To be done: Please transcribe the data that follows without the pictures, keeping every word the same.

--------------------

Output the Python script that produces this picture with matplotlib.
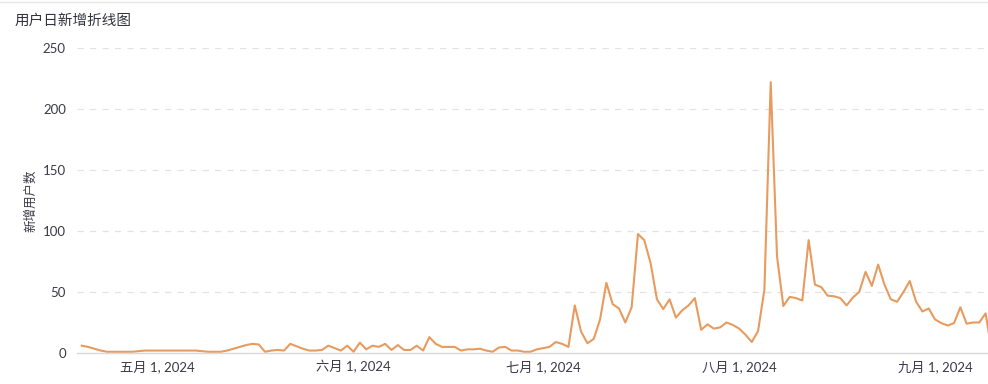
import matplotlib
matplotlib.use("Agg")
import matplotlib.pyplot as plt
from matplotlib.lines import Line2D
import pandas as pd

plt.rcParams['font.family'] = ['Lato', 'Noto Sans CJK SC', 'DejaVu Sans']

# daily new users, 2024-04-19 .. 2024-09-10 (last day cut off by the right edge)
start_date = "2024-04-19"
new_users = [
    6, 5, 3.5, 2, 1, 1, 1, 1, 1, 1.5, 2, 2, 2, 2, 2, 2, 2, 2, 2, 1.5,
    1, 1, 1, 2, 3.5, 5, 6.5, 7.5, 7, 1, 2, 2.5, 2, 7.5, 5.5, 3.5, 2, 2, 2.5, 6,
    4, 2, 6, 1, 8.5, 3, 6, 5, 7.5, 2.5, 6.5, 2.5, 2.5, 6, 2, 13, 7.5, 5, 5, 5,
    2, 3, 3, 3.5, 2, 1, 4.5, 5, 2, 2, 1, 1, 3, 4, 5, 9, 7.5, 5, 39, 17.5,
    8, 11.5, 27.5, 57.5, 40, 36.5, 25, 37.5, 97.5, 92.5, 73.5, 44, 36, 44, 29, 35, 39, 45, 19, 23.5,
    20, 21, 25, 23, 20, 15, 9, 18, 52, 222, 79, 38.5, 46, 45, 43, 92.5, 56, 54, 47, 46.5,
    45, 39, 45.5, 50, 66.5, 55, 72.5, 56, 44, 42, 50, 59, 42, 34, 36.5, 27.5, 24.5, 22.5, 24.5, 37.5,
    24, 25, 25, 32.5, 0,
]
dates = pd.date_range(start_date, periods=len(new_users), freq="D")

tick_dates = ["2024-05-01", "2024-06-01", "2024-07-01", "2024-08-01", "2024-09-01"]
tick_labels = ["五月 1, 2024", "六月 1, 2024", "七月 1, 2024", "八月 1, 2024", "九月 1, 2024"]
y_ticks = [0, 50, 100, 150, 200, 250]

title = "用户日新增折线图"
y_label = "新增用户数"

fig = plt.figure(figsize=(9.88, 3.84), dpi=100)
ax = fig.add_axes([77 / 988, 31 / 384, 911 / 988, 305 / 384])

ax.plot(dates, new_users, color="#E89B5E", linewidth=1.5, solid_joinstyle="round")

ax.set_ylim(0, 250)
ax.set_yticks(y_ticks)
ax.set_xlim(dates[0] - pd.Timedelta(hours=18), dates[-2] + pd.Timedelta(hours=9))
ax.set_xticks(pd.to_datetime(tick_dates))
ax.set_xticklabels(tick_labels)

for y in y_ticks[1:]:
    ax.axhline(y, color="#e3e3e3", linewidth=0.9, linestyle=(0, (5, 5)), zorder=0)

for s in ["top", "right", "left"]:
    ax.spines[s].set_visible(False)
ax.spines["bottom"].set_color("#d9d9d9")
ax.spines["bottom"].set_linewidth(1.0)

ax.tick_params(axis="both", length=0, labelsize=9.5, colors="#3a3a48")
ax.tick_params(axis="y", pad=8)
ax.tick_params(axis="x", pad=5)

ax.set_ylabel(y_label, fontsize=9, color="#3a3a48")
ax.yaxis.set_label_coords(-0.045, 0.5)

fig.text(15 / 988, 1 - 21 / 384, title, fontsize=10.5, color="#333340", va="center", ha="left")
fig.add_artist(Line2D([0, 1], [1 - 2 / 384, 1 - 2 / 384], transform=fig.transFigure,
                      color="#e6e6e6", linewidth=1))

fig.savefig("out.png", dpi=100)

--------------------

Correct answer:
Output the Python script that produces this picture with matplotlib.
import matplotlib
matplotlib.use("Agg")
import matplotlib.pyplot as plt
from matplotlib.lines import Line2D
import pandas as pd

plt.rcParams['font.family'] = ['Lato', 'Noto Sans CJK SC', 'DejaVu Sans']

# daily new users, 2024-04-19 .. 2024-09-10 (last day cut off by the right edge)
start_date = "2024-04-19"
new_users = [
    6, 5, 3.5, 2, 1, 1, 1, 1, 1, 1.5, 2, 2, 2, 2, 2, 2, 2, 2, 2, 1.5,
    1, 1, 1, 2, 3.5, 5, 6.5, 7.5, 7, 1, 2, 2.5, 2, 7.5, 5.5, 3.5, 2, 2, 2.5, 6,
    4, 2, 6, 1, 8.5, 3, 6, 5, 7.5, 2.5, 6.5, 2.5, 2.5, 6, 2, 13, 7.5, 5, 5, 5,
    2, 3, 3, 3.5, 2, 1, 4.5, 5, 2, 2, 1, 1, 3, 4, 5, 9, 7.5, 5, 39, 17.5,
    8, 11.5, 27.5, 57.5, 40, 36.5, 25, 37.5, 97.5, 92.5, 73.5, 44, 36, 44, 29, 35, 39, 45, 19, 23.5,
    20, 21, 25, 23, 20, 15, 9, 18, 52, 222, 79, 38.5, 46, 45, 43, 92.5, 56, 54, 47, 46.5,
    45, 39, 45.5, 50, 66.5, 55, 72.5, 56, 44, 42, 50, 59, 42, 34, 36.5, 27.5, 24.5, 22.5, 24.5, 37.5,
    24, 25, 25, 32.5, 0,
]
dates = pd.date_range(start_date, periods=len(new_users), freq="D")

tick_dates = ["2024-05-01", "2024-06-01", "2024-07-01", "2024-08-01", "2024-09-01"]
tick_labels = ["五月 1, 2024", "六月 1, 2024", "七月 1, 2024", "八月 1, 2024", "九月 1, 2024"]
y_ticks = [0, 50, 100, 150, 200, 250]

title = "用户日新增折线图"
y_label = "新增用户数"

fig = plt.figure(figsize=(9.88, 3.84), dpi=100)
ax = fig.add_axes([77 / 988, 31 / 384, 911 / 988, 305 / 384])

ax.plot(dates, new_users, color="#E89B5E", linewidth=1.5, solid_joinstyle="round")

ax.set_ylim(0, 250)
ax.set_yticks(y_ticks)
ax.set_xlim(dates[0] - pd.Timedelta(hours=18), dates[-2] + pd.Timedelta(hours=9))
ax.set_xticks(pd.to_datetime(tick_dates))
ax.set_xticklabels(tick_labels)

for y in y_ticks[1:]:
    ax.axhline(y, color="#e3e3e3", linewidth=0.9, linestyle=(0, (5, 5)), zorder=0)

for s in ["top", "right", "left"]:
    ax.spines[s].set_visible(False)
ax.spines["bottom"].set_color("#d9d9d9")
ax.spines["bottom"].set_linewidth(1.0)

ax.tick_params(axis="both", length=0, labelsize=9.5, colors="#3a3a48")
ax.tick_params(axis="y", pad=8)
ax.tick_params(axis="x", pad=5)

ax.set_ylabel(y_label, fontsize=9, color="#3a3a48")
ax.yaxis.set_label_coords(-0.045, 0.5)

fig.text(15 / 988, 1 - 21 / 384, title, fontsize=10.5, color="#333340", va="center", ha="left")
fig.add_artist(Line2D([0, 1], [1 - 2 / 384, 1 - 2 / 384], transform=fig.transFigure,
                      color="#e6e6e6", linewidth=1))

fig.savefig("out.png", dpi=100)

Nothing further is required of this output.